Venezuela is one of Latin America’s riskiest countries. While Hugo Chavez, Venezuela’s mercurial president, has frightened off all but the hardiest investors with his economic nationalism, anti-American tirades and overtures to unsavory leaders of other oil-rich states such as Libya and Iraq, an active program of legislation is underway to restructure foreign investment laws. And some investors have been willing to place their bets that Venezuela is a country where they can do business.

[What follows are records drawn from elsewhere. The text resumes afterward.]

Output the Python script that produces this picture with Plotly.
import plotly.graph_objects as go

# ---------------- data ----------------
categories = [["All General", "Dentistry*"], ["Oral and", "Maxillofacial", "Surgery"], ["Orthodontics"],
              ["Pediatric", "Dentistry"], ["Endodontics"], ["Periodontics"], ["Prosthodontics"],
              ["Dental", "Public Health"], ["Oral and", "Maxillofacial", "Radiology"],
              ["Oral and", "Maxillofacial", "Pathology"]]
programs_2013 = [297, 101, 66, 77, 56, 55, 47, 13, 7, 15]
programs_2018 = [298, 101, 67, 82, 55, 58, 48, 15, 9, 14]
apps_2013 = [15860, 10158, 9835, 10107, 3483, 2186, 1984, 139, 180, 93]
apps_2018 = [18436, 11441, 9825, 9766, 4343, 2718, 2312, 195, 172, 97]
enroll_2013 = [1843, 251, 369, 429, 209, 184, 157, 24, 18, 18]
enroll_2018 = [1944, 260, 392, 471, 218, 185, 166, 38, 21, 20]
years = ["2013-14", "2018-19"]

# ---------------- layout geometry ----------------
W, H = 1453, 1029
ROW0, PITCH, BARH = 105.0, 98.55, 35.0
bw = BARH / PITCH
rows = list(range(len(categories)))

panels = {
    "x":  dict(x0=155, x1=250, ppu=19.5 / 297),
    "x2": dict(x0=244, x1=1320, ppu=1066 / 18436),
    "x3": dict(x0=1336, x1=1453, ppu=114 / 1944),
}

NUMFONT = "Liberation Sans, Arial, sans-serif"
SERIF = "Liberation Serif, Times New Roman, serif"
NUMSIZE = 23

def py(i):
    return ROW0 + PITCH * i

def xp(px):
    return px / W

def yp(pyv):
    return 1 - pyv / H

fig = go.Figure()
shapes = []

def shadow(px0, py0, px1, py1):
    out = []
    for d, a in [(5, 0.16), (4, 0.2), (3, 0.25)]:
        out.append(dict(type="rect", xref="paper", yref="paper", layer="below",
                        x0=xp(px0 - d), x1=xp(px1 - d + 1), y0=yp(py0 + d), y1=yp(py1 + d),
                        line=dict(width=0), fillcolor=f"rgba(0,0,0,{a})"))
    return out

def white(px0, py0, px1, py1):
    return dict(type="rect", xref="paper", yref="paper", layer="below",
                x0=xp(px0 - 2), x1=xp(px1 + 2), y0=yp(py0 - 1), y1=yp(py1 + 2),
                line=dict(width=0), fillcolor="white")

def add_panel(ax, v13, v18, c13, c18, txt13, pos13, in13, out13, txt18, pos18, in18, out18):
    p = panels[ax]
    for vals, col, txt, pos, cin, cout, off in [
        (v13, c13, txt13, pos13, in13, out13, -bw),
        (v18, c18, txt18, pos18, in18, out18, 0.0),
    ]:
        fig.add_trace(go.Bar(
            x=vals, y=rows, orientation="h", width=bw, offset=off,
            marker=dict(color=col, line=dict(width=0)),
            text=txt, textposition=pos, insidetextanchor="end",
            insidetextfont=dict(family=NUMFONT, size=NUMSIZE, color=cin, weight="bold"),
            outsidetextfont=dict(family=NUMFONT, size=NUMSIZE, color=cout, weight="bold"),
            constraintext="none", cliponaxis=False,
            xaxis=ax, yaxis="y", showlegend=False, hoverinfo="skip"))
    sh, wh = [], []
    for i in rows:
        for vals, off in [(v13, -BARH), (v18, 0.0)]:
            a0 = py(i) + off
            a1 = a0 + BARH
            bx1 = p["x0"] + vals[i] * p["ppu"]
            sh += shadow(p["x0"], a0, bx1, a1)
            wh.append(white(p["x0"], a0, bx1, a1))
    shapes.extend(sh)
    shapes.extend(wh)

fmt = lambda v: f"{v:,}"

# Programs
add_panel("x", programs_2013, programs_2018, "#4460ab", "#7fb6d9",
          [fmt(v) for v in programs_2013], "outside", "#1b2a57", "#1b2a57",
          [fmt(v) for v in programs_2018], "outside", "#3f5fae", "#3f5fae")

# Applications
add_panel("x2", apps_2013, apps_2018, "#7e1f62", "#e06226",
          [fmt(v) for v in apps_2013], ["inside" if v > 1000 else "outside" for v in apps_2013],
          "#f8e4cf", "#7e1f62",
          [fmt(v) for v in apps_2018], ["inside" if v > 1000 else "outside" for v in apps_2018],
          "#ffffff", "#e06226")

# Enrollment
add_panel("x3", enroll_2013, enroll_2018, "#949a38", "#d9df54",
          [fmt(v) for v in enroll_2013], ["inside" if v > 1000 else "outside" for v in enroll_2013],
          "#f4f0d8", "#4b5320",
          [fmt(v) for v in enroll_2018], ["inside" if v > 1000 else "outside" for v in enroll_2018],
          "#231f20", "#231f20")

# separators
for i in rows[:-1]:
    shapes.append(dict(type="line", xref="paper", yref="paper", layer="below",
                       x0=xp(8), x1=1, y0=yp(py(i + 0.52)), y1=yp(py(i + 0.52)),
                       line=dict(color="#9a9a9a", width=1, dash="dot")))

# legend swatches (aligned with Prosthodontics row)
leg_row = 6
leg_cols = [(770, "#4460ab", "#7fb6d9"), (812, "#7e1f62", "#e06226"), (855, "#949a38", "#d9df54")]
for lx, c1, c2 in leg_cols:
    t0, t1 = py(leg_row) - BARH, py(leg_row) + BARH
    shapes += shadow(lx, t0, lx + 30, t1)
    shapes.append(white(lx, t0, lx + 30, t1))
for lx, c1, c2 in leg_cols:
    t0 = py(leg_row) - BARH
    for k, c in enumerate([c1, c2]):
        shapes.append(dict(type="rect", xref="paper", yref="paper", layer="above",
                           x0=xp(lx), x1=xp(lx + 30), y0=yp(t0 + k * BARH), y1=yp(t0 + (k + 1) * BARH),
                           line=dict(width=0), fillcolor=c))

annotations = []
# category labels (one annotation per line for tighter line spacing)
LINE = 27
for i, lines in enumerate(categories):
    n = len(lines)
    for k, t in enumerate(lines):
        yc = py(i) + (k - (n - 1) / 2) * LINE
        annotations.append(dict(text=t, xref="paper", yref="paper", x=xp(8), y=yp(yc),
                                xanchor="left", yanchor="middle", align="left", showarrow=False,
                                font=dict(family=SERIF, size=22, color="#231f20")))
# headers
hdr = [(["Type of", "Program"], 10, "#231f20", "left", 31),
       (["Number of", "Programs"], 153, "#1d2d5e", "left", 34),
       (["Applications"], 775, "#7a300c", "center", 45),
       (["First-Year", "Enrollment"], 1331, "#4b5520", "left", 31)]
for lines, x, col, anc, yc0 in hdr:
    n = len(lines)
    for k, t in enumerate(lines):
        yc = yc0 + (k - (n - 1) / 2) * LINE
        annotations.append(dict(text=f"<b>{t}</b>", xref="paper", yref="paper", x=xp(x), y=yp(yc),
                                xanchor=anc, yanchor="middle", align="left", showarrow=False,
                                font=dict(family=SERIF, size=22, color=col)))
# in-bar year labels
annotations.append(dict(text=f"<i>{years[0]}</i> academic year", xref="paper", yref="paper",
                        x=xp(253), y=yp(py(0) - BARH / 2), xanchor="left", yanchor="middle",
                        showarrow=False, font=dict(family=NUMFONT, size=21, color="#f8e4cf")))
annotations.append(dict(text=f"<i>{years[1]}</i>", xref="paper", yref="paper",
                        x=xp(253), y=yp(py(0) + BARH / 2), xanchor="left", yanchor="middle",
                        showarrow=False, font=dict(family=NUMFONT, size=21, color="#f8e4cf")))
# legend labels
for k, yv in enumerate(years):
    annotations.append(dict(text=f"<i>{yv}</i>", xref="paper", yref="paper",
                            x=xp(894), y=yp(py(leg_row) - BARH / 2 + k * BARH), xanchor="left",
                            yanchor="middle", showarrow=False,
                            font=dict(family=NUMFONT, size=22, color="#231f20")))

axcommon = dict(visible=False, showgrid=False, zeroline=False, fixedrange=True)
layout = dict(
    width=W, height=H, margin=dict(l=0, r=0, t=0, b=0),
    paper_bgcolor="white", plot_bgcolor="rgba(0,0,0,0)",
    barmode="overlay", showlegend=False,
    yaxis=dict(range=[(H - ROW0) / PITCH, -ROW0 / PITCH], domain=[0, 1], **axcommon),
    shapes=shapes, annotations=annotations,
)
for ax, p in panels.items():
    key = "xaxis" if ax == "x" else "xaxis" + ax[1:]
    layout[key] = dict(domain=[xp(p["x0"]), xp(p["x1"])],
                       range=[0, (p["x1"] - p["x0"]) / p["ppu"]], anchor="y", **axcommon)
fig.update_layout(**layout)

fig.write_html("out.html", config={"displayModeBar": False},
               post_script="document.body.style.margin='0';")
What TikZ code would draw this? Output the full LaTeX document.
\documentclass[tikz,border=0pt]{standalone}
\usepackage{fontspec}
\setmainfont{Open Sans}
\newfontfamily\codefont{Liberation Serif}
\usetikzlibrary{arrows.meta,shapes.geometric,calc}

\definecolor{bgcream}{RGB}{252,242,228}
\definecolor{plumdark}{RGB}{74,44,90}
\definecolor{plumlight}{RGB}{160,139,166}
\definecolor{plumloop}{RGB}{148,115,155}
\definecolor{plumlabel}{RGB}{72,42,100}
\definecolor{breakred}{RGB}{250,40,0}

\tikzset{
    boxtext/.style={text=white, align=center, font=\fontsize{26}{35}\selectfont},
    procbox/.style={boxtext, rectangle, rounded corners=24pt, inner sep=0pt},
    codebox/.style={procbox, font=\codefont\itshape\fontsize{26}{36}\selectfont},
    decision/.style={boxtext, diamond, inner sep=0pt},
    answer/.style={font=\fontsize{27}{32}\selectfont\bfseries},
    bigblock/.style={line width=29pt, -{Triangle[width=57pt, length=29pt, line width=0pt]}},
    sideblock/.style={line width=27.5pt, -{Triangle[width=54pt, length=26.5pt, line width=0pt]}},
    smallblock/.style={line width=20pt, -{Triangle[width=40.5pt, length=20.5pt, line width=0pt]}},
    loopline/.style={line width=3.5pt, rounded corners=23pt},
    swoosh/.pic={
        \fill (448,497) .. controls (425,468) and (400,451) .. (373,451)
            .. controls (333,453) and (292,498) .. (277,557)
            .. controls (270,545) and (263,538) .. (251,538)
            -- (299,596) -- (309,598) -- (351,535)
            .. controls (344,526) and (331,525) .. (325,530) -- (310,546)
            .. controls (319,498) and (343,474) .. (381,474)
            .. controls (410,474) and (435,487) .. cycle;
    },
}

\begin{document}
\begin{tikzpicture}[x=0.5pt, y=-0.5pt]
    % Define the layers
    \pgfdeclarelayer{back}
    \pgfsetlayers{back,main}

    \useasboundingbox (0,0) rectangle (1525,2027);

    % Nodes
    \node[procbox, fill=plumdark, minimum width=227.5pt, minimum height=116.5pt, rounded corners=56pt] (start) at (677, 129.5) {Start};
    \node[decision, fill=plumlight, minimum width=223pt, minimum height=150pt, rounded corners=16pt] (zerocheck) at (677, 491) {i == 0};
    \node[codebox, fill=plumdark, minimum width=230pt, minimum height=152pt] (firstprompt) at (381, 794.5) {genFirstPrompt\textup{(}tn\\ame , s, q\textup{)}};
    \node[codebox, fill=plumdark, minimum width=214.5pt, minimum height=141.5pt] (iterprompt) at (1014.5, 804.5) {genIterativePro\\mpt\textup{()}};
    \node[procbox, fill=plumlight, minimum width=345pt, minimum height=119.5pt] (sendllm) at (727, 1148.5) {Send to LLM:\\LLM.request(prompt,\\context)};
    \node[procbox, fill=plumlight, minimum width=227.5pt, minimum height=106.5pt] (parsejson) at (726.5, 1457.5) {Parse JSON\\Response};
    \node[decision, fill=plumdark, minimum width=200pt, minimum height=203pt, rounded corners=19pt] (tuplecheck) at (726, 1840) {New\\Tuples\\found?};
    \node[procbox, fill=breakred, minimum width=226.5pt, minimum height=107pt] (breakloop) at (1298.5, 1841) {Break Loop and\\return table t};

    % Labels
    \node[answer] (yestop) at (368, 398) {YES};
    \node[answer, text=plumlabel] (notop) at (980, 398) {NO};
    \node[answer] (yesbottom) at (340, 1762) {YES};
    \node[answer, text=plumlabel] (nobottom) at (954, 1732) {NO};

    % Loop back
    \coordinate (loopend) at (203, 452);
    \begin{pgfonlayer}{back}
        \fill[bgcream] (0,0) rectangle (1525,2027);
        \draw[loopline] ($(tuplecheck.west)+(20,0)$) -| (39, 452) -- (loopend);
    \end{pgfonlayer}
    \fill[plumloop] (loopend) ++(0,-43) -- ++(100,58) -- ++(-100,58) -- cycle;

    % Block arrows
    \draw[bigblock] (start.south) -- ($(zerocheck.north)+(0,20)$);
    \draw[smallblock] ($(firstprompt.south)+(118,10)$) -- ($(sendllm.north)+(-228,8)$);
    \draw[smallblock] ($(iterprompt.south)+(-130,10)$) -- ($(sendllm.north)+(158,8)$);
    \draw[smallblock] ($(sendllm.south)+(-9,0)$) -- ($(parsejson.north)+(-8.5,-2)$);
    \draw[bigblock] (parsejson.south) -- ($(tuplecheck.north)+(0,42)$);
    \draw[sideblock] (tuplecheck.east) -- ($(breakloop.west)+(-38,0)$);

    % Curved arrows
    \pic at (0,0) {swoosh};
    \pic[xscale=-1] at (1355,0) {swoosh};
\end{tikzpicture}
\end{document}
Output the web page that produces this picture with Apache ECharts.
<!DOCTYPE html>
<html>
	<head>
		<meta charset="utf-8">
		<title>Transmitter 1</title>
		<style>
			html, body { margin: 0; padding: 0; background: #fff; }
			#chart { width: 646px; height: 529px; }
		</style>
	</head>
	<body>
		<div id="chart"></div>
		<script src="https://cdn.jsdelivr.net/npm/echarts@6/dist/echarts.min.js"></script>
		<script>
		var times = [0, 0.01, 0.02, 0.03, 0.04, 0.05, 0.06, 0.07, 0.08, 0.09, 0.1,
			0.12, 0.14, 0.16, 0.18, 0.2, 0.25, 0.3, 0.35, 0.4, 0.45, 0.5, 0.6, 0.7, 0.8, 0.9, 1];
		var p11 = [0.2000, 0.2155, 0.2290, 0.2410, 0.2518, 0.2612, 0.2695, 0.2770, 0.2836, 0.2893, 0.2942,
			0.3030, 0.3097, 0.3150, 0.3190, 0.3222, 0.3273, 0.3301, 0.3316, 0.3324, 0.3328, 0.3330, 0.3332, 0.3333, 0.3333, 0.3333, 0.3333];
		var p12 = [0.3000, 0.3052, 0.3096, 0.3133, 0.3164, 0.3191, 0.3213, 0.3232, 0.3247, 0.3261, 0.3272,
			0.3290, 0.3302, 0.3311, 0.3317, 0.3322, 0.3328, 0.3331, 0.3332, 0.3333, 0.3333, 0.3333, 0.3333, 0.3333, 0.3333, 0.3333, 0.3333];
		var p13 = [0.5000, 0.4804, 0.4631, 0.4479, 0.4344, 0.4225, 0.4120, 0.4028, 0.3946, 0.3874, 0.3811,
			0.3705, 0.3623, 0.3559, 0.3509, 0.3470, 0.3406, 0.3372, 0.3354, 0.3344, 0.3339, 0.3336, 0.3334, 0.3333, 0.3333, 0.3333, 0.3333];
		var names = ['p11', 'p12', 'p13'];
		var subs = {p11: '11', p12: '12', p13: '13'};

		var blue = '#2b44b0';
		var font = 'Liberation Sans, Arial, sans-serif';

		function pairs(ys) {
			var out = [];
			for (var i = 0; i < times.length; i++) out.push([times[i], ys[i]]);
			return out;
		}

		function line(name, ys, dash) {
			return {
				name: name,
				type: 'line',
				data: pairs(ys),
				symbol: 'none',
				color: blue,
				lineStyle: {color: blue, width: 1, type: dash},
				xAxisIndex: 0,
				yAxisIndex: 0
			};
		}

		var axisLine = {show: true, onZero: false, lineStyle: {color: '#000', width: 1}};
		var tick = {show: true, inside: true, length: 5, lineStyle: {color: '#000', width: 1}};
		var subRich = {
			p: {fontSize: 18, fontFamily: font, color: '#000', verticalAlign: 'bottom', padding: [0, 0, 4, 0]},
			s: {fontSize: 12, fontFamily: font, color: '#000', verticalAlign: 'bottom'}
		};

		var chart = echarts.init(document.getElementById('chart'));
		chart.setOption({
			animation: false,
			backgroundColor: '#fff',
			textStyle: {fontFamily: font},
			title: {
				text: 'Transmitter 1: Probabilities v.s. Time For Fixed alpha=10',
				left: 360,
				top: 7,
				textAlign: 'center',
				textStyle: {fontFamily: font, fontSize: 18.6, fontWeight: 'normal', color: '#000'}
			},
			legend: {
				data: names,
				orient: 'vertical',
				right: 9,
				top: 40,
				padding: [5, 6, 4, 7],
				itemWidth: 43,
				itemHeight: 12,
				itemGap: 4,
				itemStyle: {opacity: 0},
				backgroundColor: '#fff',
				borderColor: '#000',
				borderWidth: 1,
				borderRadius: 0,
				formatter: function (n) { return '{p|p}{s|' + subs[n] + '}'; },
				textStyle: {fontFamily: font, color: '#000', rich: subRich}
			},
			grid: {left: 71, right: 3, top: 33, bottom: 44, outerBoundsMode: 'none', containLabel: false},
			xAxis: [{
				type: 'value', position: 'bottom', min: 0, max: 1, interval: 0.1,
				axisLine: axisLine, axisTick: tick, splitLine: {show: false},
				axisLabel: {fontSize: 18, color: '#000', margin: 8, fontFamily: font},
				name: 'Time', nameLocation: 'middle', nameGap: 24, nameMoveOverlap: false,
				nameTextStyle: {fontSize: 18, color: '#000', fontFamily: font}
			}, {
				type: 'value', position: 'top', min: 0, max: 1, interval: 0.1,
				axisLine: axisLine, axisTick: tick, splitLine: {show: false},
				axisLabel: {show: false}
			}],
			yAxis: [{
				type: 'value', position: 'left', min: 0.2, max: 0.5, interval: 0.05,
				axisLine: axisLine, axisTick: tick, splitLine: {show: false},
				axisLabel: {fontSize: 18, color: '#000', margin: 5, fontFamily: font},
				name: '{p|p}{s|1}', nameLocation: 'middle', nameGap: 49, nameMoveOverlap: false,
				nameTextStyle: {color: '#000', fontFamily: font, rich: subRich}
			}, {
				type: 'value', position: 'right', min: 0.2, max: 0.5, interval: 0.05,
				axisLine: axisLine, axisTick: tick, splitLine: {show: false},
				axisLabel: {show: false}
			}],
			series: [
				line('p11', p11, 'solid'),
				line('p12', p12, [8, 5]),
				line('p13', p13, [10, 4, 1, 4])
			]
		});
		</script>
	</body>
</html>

AES was one such investor. It took a long-term view on Venezuela when it bought Electricidad de Caracas last year in a $1.66 billion hostile takeover. It has also recently launched another $1.4 billion unsolicited takeover bid for Venezuela’s national telephone company Compania Anonima Nacional de Telefonos de Venezuela (CANTV). But is this below-book value offer a confirmation of AES’s continued interest in Venezuela? Or is it an attempt to force a counter offer from existing investors, Telefonica and Verizon, and cash out of its stake in the Venworld Consortium? It could well be the latter given Chavez’s latest legislative efforts.
Just as multinational energy companies were getting comfortable with investing in oil exploration and development projects, President Chavez decided to raise royalty taxes from 16% to 30% in a new Hydrocarbons law, expected to be passed by the national executive in mid-November (see Promulgations page 8). Chavez awarded himself
special enabling powers to speed up legislation. The law would require Venezuela’s national petroleum company Petroleos de Venezuela (PDVSA) to take a 51% stake in all future oil exploration projects, something PDVSA would find practically impossible to do given the enormous up-front investment and high risk involved in offshore oil exploration.
The hydrocarbon law may successfully raise cash in the short-term but threatens to damage Venezuela’s already fragile relationship with multinational investors in the long-term. Venezuela will need these multinationals if it wants to start developing another highly lucrative industry; natural gas. Venezuela has vast natural gas reserves off its coast and Chavez is already indicating that natural gas will fall under the new hydrocarbons law and not the Organic Gaseous Hydrocarbon law as it has done in the past. The country is already losing investment to another oil producing neighbor: Trinidad & Tobago. President Chavez needs to realize that foreign investors will come to Venezuela only when they trust there is a democratic process for establishing the rule of law. Changing the law arbitrarily to serve short-term fiscal objectives, without any indication that the long-term concerns of foreign investors have been considered, is a recipe for disaster. If in any doubt, look over the border into neighboring Brazil to see how restrictive legislation can drive investors away and, at least in Brazil’s case, sink a country into an energy crisis.